Edward Hyde: A Firsthand Account of the English Civil War of 1642-1651

Part of Feild’s book collection consists of studies on the English Civil War and its impact on the monarchy’s place in society, especially as the head of the Church of England. Specifically, Feild owned a copy of Edward Hyde’s The History of the Rebellion and Civil Wars in England to Which is Added an Historical View of the Affairs of Ireland (Oxford: The Clarendon Press, 1826), which covered Charles I’s execution by rebel forces. Hyde (1609-1674), a politician, dealt with governmental corruption, acting against officials who abused the law for their own desires and opposed authorities who demanded emergency funds as their right for political expenditures (Seaward 4). Charles I offered Hyde a post in his court after noticing his work in the Short and Long Parliaments, particularly his cooperation with Lords Falkland and Colepeper. Hyde also witnessed the beginnings of conflict between the Scots and the English government, resulting in the popular demand to end the episcopacy in 1640 (5-6). Although Hyde initially turned down Charles I’s offer, he would later join the king during the Civil War against Cromwell’s forces. Charles I knighted and appointed Hyde to his privy council in 1643, where he acted as one of the king’s main advisors (7). When it became clear to the king that he was losing the war, he ordered Hyde to escape England with his son Prince Charles (later Charles II) and to record the history of the royalist side of the Civil War for posterity (9). Hyde, the prince, and their entourage first travelled to the Scillies, a chain of islands off the west coast of England, then to the Island of Jersey, and finally to France.
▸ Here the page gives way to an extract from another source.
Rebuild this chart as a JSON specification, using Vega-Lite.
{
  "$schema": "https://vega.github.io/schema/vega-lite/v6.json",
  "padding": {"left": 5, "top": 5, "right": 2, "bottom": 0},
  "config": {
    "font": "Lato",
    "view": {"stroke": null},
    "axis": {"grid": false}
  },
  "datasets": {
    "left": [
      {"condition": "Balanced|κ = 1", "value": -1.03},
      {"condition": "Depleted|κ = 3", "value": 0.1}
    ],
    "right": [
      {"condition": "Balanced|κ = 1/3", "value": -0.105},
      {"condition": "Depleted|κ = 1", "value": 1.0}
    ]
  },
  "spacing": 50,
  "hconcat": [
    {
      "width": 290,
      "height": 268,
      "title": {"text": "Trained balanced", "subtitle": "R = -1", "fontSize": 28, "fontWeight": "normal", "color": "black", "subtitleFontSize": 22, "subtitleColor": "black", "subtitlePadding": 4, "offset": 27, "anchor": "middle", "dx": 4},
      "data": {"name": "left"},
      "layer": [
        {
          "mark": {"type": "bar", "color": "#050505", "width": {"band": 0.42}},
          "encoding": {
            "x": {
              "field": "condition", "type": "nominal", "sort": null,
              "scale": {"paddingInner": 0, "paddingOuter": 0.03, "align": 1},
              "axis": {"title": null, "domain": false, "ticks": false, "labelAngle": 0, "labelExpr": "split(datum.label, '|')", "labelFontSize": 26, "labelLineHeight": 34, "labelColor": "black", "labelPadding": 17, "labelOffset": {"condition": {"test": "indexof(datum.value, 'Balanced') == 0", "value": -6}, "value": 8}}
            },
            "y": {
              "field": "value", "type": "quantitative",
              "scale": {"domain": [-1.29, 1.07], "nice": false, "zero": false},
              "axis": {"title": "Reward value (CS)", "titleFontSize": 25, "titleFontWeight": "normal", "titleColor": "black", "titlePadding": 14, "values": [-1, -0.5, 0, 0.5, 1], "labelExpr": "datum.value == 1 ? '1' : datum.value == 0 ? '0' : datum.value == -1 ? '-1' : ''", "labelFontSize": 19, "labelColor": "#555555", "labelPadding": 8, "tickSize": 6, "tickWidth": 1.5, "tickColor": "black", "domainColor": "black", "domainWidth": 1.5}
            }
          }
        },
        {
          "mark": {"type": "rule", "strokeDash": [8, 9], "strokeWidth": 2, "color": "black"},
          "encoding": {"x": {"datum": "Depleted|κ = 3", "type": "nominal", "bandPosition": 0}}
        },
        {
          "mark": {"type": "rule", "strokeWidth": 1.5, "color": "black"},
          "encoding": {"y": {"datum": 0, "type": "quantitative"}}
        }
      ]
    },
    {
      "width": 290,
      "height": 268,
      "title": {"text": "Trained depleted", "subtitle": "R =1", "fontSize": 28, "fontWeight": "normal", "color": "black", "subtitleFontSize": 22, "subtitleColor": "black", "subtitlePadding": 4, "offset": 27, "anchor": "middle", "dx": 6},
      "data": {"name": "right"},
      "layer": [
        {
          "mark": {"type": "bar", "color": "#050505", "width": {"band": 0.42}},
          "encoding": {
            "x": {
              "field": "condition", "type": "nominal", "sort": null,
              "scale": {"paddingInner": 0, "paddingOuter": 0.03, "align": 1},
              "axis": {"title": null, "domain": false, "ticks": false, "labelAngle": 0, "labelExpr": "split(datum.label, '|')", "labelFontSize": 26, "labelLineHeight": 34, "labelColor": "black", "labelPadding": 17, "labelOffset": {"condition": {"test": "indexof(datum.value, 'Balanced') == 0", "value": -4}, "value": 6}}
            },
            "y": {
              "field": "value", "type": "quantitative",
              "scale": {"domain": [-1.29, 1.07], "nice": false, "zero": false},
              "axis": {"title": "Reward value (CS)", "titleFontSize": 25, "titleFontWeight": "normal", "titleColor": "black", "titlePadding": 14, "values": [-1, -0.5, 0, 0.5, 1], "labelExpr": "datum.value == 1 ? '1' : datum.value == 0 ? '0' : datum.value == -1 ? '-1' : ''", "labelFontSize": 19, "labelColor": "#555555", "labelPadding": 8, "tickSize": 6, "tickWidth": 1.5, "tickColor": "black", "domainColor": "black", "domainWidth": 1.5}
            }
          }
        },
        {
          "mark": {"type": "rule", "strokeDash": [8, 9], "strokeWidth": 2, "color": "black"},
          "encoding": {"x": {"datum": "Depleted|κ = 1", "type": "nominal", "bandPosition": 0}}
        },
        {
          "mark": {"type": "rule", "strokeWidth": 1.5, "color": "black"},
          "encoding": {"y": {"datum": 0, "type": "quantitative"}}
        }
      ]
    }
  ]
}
 The History of the Rebellion and Civil Wars in England to Which is Added an Historical View of the Affairs of Ireland
Volumes 1-4 and 6 of The History of the Rebellion and Civil Wars in England to Which is Added an Historical View of the Affairs of Ireland
Spines of Volumes 1-4 and 6 of Edward Hyde's The History of the Rebellion and Civil Wars in England to Which is Added an Historical View of the Affairs of Ireland (Oxford: The Clarendon Press, 1826)
Courtesy of Memorial University Libraries Archives and Special Collections, St. John's, NL.

During this time Hyde began his history in the Scillies and would later finish his work in 1672 while staying in France. Hyde’s retelling of Cromwell’s Rebellion and its impact on the monarchy demonstrates how civil liberties and religious conformity often conflicted with one another. Hyde’s main purpose in writing The History of the Rebellion was to record what occurred in favour of Charles I, but after Charles II banished him from England, he expounded the dangers of governmental factionalism (Seaward vii).

 The History of the Rebellion and Civil Wars in England to Which is Added an Historical View of the Affairs of Ireland
The History of the Rebellion and Civil Wars in England to Which is Added an Historical View of the Affairs of Ireland
Title page of Edward Hyde's The History of the Rebellion and Civil Wars in England to Which is Added an Historical View of the Affairs of Ireland (Oxford: The Clarendon Press, 1826)
Courtesy of Memorial University Libraries Archives and Special Collections, St. John's, NL.

Feild’s copy of Hyde’s The History of the Rebellion was published by Bulkeley Bandinel in 1826. Appointed Bodley’s librarian in 1810, Bandinel (1781-1861) used his position to expand the library’s holdings and reprint books once held in the Bodelain Library that were too old or fragile to be kept in the collection (Clapinson 2). Among the books being replaced was Hyde’s eight-volume work, which Bandinel felt appropriate to release to the public through the Clarendon Press to open up a dialogue on the problems facing the English government. Bandinel believed that the same problems that led to the seventeenth-century Rebellion were reoccurring in the nineteenth: the government and the king’s court were dividing into competing factions.

For Feild, Hyde’s and Bandinel’s words would have justified his Tractarian position, that is, that the Church of England needed to regain its independence from secular control and to reestablish the clergy’s authority. Without control over its own devices, the church was threatened by government factions which wanted to use this religious institution for its own purposes.